Squatters of the Depression
As the city’s and nation’s economy works through its slow recovery, the New York public library reminds us how the last great national economic crisis affected our city. Though we commonly recall images of Depression-era squatters in Hoovervilles in Central Park, various temporary encampments sprouted throughout the city during the 1930s — many of them in our neighborhoods.
Throughout the NYPL Digital Gallery one can find different views of Depression-era “squatters colonies” located around the city. The image above is one of several of an encampment that developed along the East River and stretched from East 9th Street to East 10th Street, and as the New York Times notes, was composed of 80 shacks. It was cleared by the City in 1933.

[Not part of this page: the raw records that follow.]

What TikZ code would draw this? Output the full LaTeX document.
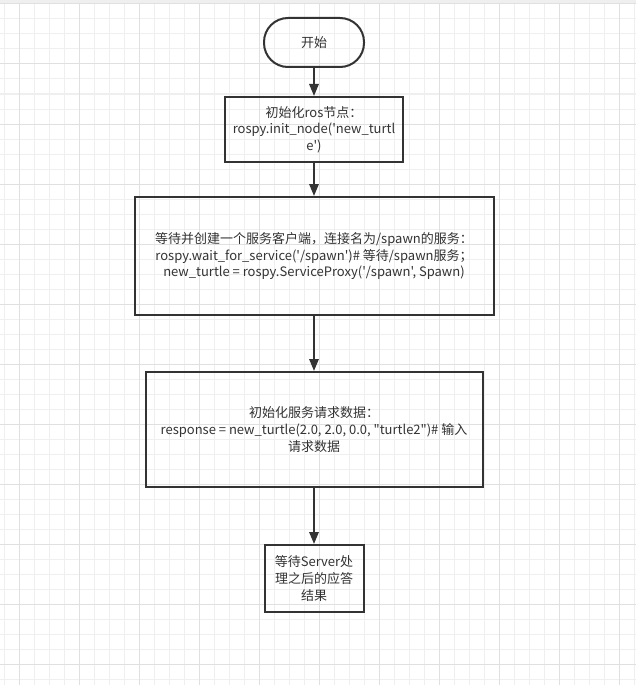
\documentclass[tikz,border=0pt]{standalone}
\usepackage{fontspec}
\newfontfamily\cjk{Noto Sans CJK SC}
\usepackage{xcolor}
\usetikzlibrary{positioning,arrows.meta}
\definecolor{ink}{HTML}{333333}
\definecolor{gridminor}{HTML}{EFEFEF}
\definecolor{gridmajor}{HTML}{E0E0E0}

\begin{document}
\begin{tikzpicture}[
  x=0.75pt,y=-0.75pt,
  font=\cjk\fontsize{9.75}{12.5}\selectfont,
  text=ink,
  box/.style={draw=ink,line width=1.5pt,align=center,inner sep=2pt},
  term/.style={box,rounded corners=18pt},
  >={Triangle[width=7pt,length=9pt]}]
% background grid
\useasboundingbox (0,0) rectangle (636,685);
\fill[white] (0,0) rectangle (636,685);
\fill[gridminor] (0,0) rectangle (636,3);
\foreach \i in {4,19,...,634} \draw[gridminor,line width=0.75pt] (\i,3) -- (\i,685);
\foreach \j in {4,19,...,679} \draw[gridminor,line width=0.75pt] (0,\j) -- (636,\j);
\foreach \i in {19,79,...,619} \draw[gridmajor,line width=0.75pt] (\i,3) -- (\i,685);
\foreach \j in {4,64,...,664} \draw[gridmajor,line width=0.75pt] (0,\j) -- (636,\j);

\node[term,minimum width=75pt,minimum height=36.75pt] (start) at (314,42.5) {开始};
\node[box,below=21pt of start,minimum width=133.5pt,minimum height=48.75pt] (init)
  {初始化ros节点：\\rospy.init\_node('new\_turtl\\e')};
\node[box,below=24.75pt of init,minimum width=269.25pt,minimum height=88.5pt] (client)
  {等待并创建一个服务客户端，连接名为/spawn的服务：\\
   rospy.wait\_for\_service('/spawn')\# 等待/spawn服务；\\
   new\_turtle = rospy.ServiceProxy('/spawn', Spawn)};
\node[box,below=41.25pt of client,minimum width=252.75pt,minimum height=86.25pt] (req)
  {初始化服务请求数据：\\
   response = new\_turtle(2.0, 2.0, 0.0, "turtle2")\# 输入\\请求数据};
\node[box,below=42pt of req,minimum width=74.25pt,minimum height=50.25pt] (result)
  {等待Server处\\理之后的应答\\结果};

\draw[->,ink,line width=1.5pt] (start) -- (init);
\draw[->,ink,line width=1.5pt] (init) -- (client);
\draw[->,ink,line width=1.5pt] (client) -- (req);
\draw[->,ink,line width=1.5pt] (req) -- (result);
\end{tikzpicture}
\end{document}
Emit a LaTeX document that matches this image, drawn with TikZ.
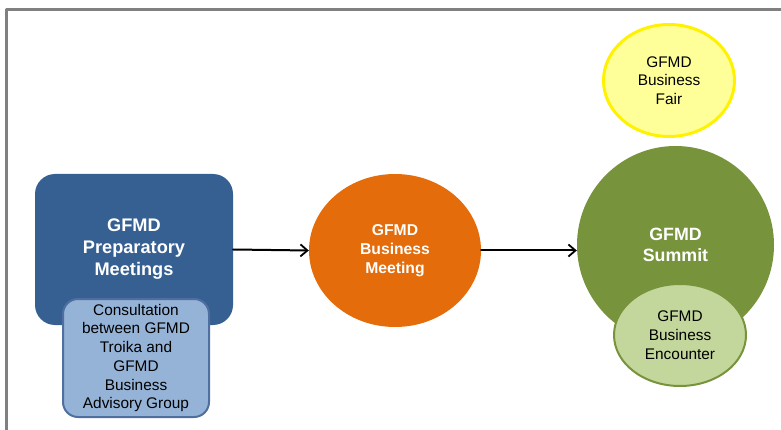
\documentclass[tikz,border=0pt]{standalone}
\usepackage{fontspec}
\setmainfont{Liberation Sans}
\usetikzlibrary{shapes.geometric,arrows.meta}
\definecolor{prepblue}{RGB}{54,96,146}
\definecolor{consfill}{RGB}{149,179,215}
\definecolor{consline}{RGB}{79,111,160}
\definecolor{meetorange}{RGB}{228,108,10}
\definecolor{summitgreen}{RGB}{119,147,60}
\definecolor{encfill}{RGB}{195,214,155}
\definecolor{fairfill}{RGB}{255,255,153}
\definecolor{frameline}{RGB}{128,128,128}
\begin{document}
\begin{tikzpicture}[x=1pt, y=-1pt, line join=round, line cap=round,
	>={Straight Barb[length=7pt,width=12pt,line width=1.8pt]},
	bigtext/.style={text=white, font=\bfseries\fontsize{18.2}{22}\selectfont, align=center},
	smalltext/.style={text=black, font=\fontsize{15.4}{18.7}\selectfont, align=center},
	oval/.style={ellipse, inner sep=0pt}]
	\useasboundingbox (0,0) rectangle (781,430);
	\draw[frameline, line width=3pt, line cap=butt] (6.5,440) |- (790,9.5);
	% preparatory meetings
	\node[bigtext, fill=prepblue, rounded corners=20pt, minimum width=198pt, minimum height=151pt, inner sep=0pt] (prep) at (134,249.5) {GFMD\\Preparatory\\Meetings};
	\node[smalltext, fill=consfill, draw=consline, line width=2pt, rounded corners=15pt, minimum width=146pt, minimum height=118pt, inner sep=0pt] (cons) at (136,358) {Consultation\\between GFMD\\Troika and\\GFMD\\Business\\Advisory Group};
	% business meeting
	\node[oval, bigtext, font=\bfseries\fontsize{15.7}{18.8}\selectfont, fill=meetorange, minimum width=172pt, minimum height=153pt] (meet) at (395,250.5) {GFMD\\Business\\Meeting};
	% summit
	\node[oval, bigtext, font=\bfseries\fontsize{17.8}{21.5}\selectfont, fill=summitgreen, minimum width=197pt, minimum height=198pt] (summit) at (675.5,245) {GFMD\\Summit};
	\node[oval, smalltext, fill=encfill, draw=summitgreen, line width=2pt, minimum width=132pt, minimum height=102pt] (enc) at (680,335) {GFMD\\Business\\Encounter};
	\node[oval, smalltext, fill=fairfill, draw=yellow, line width=3pt, minimum width=131pt, minimum height=112pt] (fair) at (669,80.5) {GFMD\\Business\\Fair};
	% arrows
	\draw[->, line width=2pt] (prep.east) -- (meet.west);
	\draw[->, line width=2pt] (meet.east) -- (summit.west |- meet.east);
\end{tikzpicture}
\end{document}
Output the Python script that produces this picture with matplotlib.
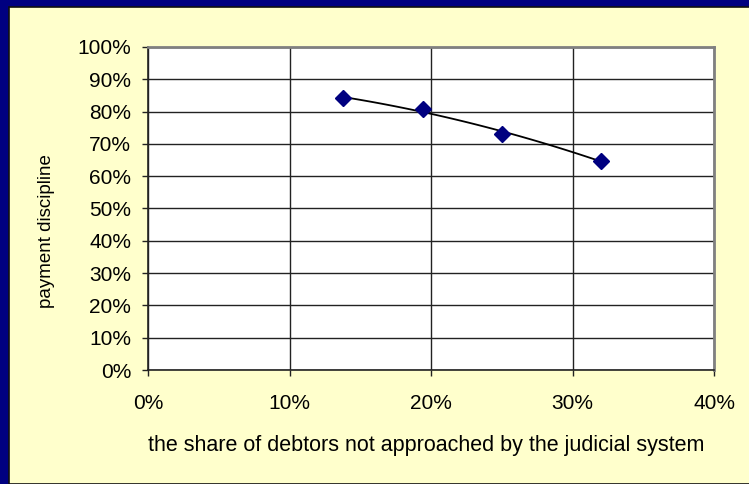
"""
Payment discipline vs. share of debtors not approached by the judicial system.
Scatter of four observations with a second-order polynomial trendline.
"""
import numpy as np
import matplotlib.pyplot as plt
from matplotlib.patches import Rectangle
from matplotlib.ticker import FuncFormatter, MultipleLocator

plt.rcParams['font.family'] = ['Liberation Sans', 'DejaVu Sans']

# share of debtors not approached (fraction) and payment discipline (fraction)
share_not_approached = [0.138, 0.194, 0.250, 0.320]
payment_discipline = [0.842, 0.808, 0.731, 0.648]

x_label = 'the share of debtors not approached by the judicial system'
y_label = 'payment discipline'

NAVY = '#000080'
PANEL = '#FFFFCC'

fig = plt.figure(figsize=(7.49, 4.84), dpi=100)
fig.patch.set_facecolor(NAVY)

# pale yellow chart panel with a dark edge on the top/left, blue frame behind
fig.add_artist(Rectangle((9 / 749, 0), 1, 1 - 7 / 484, transform=fig.transFigure,
                         facecolor=PANEL, edgecolor='#101010', linewidth=1.2, zorder=0))

ax = fig.add_axes([148 / 749, 1 - 370 / 484, (714 - 148) / 749, (370 - 47) / 484])
ax.set_facecolor('white')

ax.set_xlim(0, 0.4)
ax.set_ylim(0, 1.0)
ax.xaxis.set_major_locator(MultipleLocator(0.1))
ax.yaxis.set_major_locator(MultipleLocator(0.1))
pct = FuncFormatter(lambda v, _: f'{v * 100:.0f}%')
ax.xaxis.set_major_formatter(pct)
ax.yaxis.set_major_formatter(pct)

ax.grid(True, color='#222222', linewidth=1.0)
ax.set_axisbelow(True)

for side in ('top', 'right'):
    ax.spines[side].set_color('#808080')
    ax.spines[side].set_linewidth(2.0)
for side in ('left', 'bottom'):
    ax.spines[side].set_color('#222222')
    ax.spines[side].set_linewidth(1.2)

ax.tick_params(axis='both', direction='out', length=4, width=1.0, color='#222222',
               labelsize=15, labelcolor='black')
ax.tick_params(axis='x', pad=13)
ax.tick_params(axis='y', pad=8)

# polynomial (order 2) trendline over the data range
coef = np.polyfit(share_not_approached, payment_discipline, 2)
trend_x = np.linspace(min(share_not_approached), max(share_not_approached), 100)
ax.plot(trend_x, np.polyval(coef, trend_x), color='black', linewidth=1.3, zorder=3)

ax.plot(share_not_approached, payment_discipline, linestyle='none', marker='D',
        markersize=8, color=NAVY, markeredgecolor=NAVY, zorder=4, clip_on=False)

ax.set_xlabel(x_label, fontsize=15.5)
ax.set_ylabel(y_label, fontsize=13.5)
ax.xaxis.set_label_coords(0.492, -0.2)
ax.yaxis.set_label_coords(-0.165, 0.43)

fig.savefig('out.png', dpi=100, facecolor=fig.get_facecolor())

To the right is an image of the southern corner of Houston Street and Broadway in 1933. Though today home to the minimalist art installation The Wall to the west, and (formerly) to the large DKNY ad to the east, eighty years ago those down on their luck created an encampment in the open areas created by the Houston Street demolitions for subway construction.
To the west we find the unemployed trying to survive on the land that would become today’s Standard Hotel — between Little West 12th Street and West 13th Street and 10th/11th Avenues.
The Archive Building dramatically rises in the background of the 1934 photo to the left. Taken near Morton Street and Washington Street, the shanties were located near what is today the West Village Houses.